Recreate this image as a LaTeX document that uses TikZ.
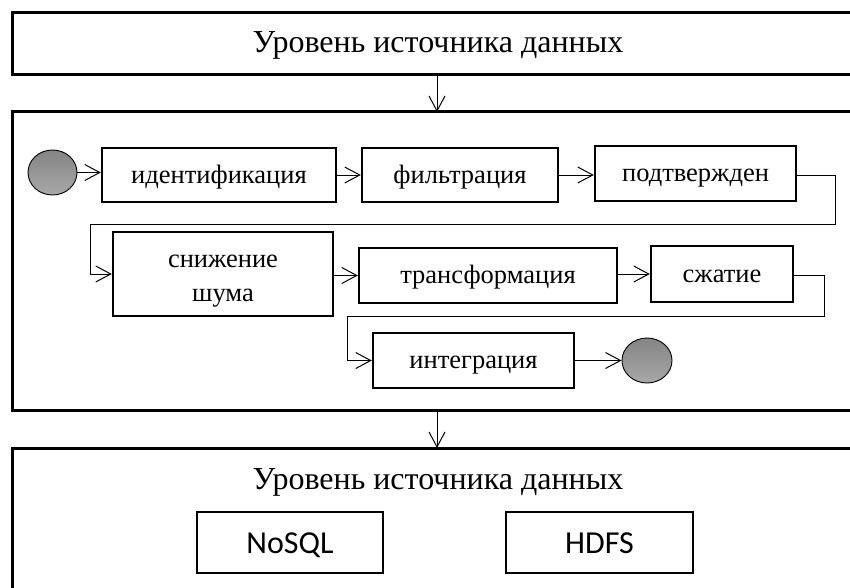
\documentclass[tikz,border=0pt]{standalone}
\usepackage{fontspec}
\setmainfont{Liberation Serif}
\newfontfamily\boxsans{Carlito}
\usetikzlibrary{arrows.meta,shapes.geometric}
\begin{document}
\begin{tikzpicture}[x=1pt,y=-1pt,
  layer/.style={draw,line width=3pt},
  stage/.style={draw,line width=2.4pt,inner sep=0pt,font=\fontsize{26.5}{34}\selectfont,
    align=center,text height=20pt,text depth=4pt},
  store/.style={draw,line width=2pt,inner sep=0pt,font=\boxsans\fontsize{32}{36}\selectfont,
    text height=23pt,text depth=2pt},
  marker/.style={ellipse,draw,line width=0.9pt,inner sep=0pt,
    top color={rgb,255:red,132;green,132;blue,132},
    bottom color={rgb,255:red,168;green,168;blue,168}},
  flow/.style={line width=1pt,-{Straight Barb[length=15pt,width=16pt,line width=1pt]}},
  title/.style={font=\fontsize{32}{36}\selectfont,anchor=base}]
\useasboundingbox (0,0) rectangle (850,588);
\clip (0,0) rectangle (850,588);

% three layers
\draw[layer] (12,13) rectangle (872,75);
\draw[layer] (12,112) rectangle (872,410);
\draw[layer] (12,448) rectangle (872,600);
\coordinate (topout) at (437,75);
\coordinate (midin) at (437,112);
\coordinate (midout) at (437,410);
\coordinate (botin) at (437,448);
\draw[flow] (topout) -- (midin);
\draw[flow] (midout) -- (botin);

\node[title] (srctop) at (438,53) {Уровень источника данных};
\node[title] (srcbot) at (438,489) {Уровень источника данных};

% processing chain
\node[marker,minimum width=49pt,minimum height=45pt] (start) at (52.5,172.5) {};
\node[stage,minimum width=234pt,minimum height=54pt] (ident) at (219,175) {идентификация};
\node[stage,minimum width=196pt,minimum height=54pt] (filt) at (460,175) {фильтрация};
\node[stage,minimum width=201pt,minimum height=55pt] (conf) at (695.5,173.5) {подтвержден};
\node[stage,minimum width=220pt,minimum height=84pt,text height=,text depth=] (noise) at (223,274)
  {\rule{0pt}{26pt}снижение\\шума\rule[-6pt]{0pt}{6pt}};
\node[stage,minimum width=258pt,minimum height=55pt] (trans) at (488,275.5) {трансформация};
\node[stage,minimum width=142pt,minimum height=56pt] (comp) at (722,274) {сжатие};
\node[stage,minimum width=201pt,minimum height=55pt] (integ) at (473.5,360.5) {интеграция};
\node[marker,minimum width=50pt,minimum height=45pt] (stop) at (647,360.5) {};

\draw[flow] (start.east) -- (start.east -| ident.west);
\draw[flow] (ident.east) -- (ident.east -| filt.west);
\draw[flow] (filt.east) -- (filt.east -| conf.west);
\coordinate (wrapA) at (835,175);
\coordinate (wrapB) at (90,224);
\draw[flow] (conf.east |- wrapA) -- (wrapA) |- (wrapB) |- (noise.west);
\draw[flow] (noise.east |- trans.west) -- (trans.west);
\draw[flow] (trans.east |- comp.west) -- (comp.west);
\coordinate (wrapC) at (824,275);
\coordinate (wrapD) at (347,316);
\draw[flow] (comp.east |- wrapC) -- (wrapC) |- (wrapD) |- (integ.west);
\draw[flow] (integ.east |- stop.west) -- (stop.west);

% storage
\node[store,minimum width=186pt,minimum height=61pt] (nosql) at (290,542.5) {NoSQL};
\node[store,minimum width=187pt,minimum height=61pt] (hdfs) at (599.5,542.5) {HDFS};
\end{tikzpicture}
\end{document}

* * * *

YOUR GOAL -
Omit every picture, then repeat the remaining data exactly as it appears above.

EXPECTED ANSWER -
Recreate this image as a LaTeX document that uses TikZ.
\documentclass[tikz,border=0pt]{standalone}
\usepackage{fontspec}
\setmainfont{Liberation Serif}
\newfontfamily\boxsans{Carlito}
\usetikzlibrary{arrows.meta,shapes.geometric}
\begin{document}
\begin{tikzpicture}[x=1pt,y=-1pt,
  layer/.style={draw,line width=3pt},
  stage/.style={draw,line width=2.4pt,inner sep=0pt,font=\fontsize{26.5}{34}\selectfont,
    align=center,text height=20pt,text depth=4pt},
  store/.style={draw,line width=2pt,inner sep=0pt,font=\boxsans\fontsize{32}{36}\selectfont,
    text height=23pt,text depth=2pt},
  marker/.style={ellipse,draw,line width=0.9pt,inner sep=0pt,
    top color={rgb,255:red,132;green,132;blue,132},
    bottom color={rgb,255:red,168;green,168;blue,168}},
  flow/.style={line width=1pt,-{Straight Barb[length=15pt,width=16pt,line width=1pt]}},
  title/.style={font=\fontsize{32}{36}\selectfont,anchor=base}]
\useasboundingbox (0,0) rectangle (850,588);
\clip (0,0) rectangle (850,588);

% three layers
\draw[layer] (12,13) rectangle (872,75);
\draw[layer] (12,112) rectangle (872,410);
\draw[layer] (12,448) rectangle (872,600);
\coordinate (topout) at (437,75);
\coordinate (midin) at (437,112);
\coordinate (midout) at (437,410);
\coordinate (botin) at (437,448);
\draw[flow] (topout) -- (midin);
\draw[flow] (midout) -- (botin);

\node[title] (srctop) at (438,53) {Уровень источника данных};
\node[title] (srcbot) at (438,489) {Уровень источника данных};

% processing chain
\node[marker,minimum width=49pt,minimum height=45pt] (start) at (52.5,172.5) {};
\node[stage,minimum width=234pt,minimum height=54pt] (ident) at (219,175) {идентификация};
\node[stage,minimum width=196pt,minimum height=54pt] (filt) at (460,175) {фильтрация};
\node[stage,minimum width=201pt,minimum height=55pt] (conf) at (695.5,173.5) {подтвержден};
\node[stage,minimum width=220pt,minimum height=84pt,text height=,text depth=] (noise) at (223,274)
  {\rule{0pt}{26pt}снижение\\шума\rule[-6pt]{0pt}{6pt}};
\node[stage,minimum width=258pt,minimum height=55pt] (trans) at (488,275.5) {трансформация};
\node[stage,minimum width=142pt,minimum height=56pt] (comp) at (722,274) {сжатие};
\node[stage,minimum width=201pt,minimum height=55pt] (integ) at (473.5,360.5) {интеграция};
\node[marker,minimum width=50pt,minimum height=45pt] (stop) at (647,360.5) {};

\draw[flow] (start.east) -- (start.east -| ident.west);
\draw[flow] (ident.east) -- (ident.east -| filt.west);
\draw[flow] (filt.east) -- (filt.east -| conf.west);
\coordinate (wrapA) at (835,175);
\coordinate (wrapB) at (90,224);
\draw[flow] (conf.east |- wrapA) -- (wrapA) |- (wrapB) |- (noise.west);
\draw[flow] (noise.east |- trans.west) -- (trans.west);
\draw[flow] (trans.east |- comp.west) -- (comp.west);
\coordinate (wrapC) at (824,275);
\coordinate (wrapD) at (347,316);
\draw[flow] (comp.east |- wrapC) -- (wrapC) |- (wrapD) |- (integ.west);
\draw[flow] (integ.east |- stop.west) -- (stop.west);

% storage
\node[store,minimum width=186pt,minimum height=61pt] (nosql) at (290,542.5) {NoSQL};
\node[store,minimum width=187pt,minimum height=61pt] (hdfs) at (599.5,542.5) {HDFS};
\end{tikzpicture}
\end{document}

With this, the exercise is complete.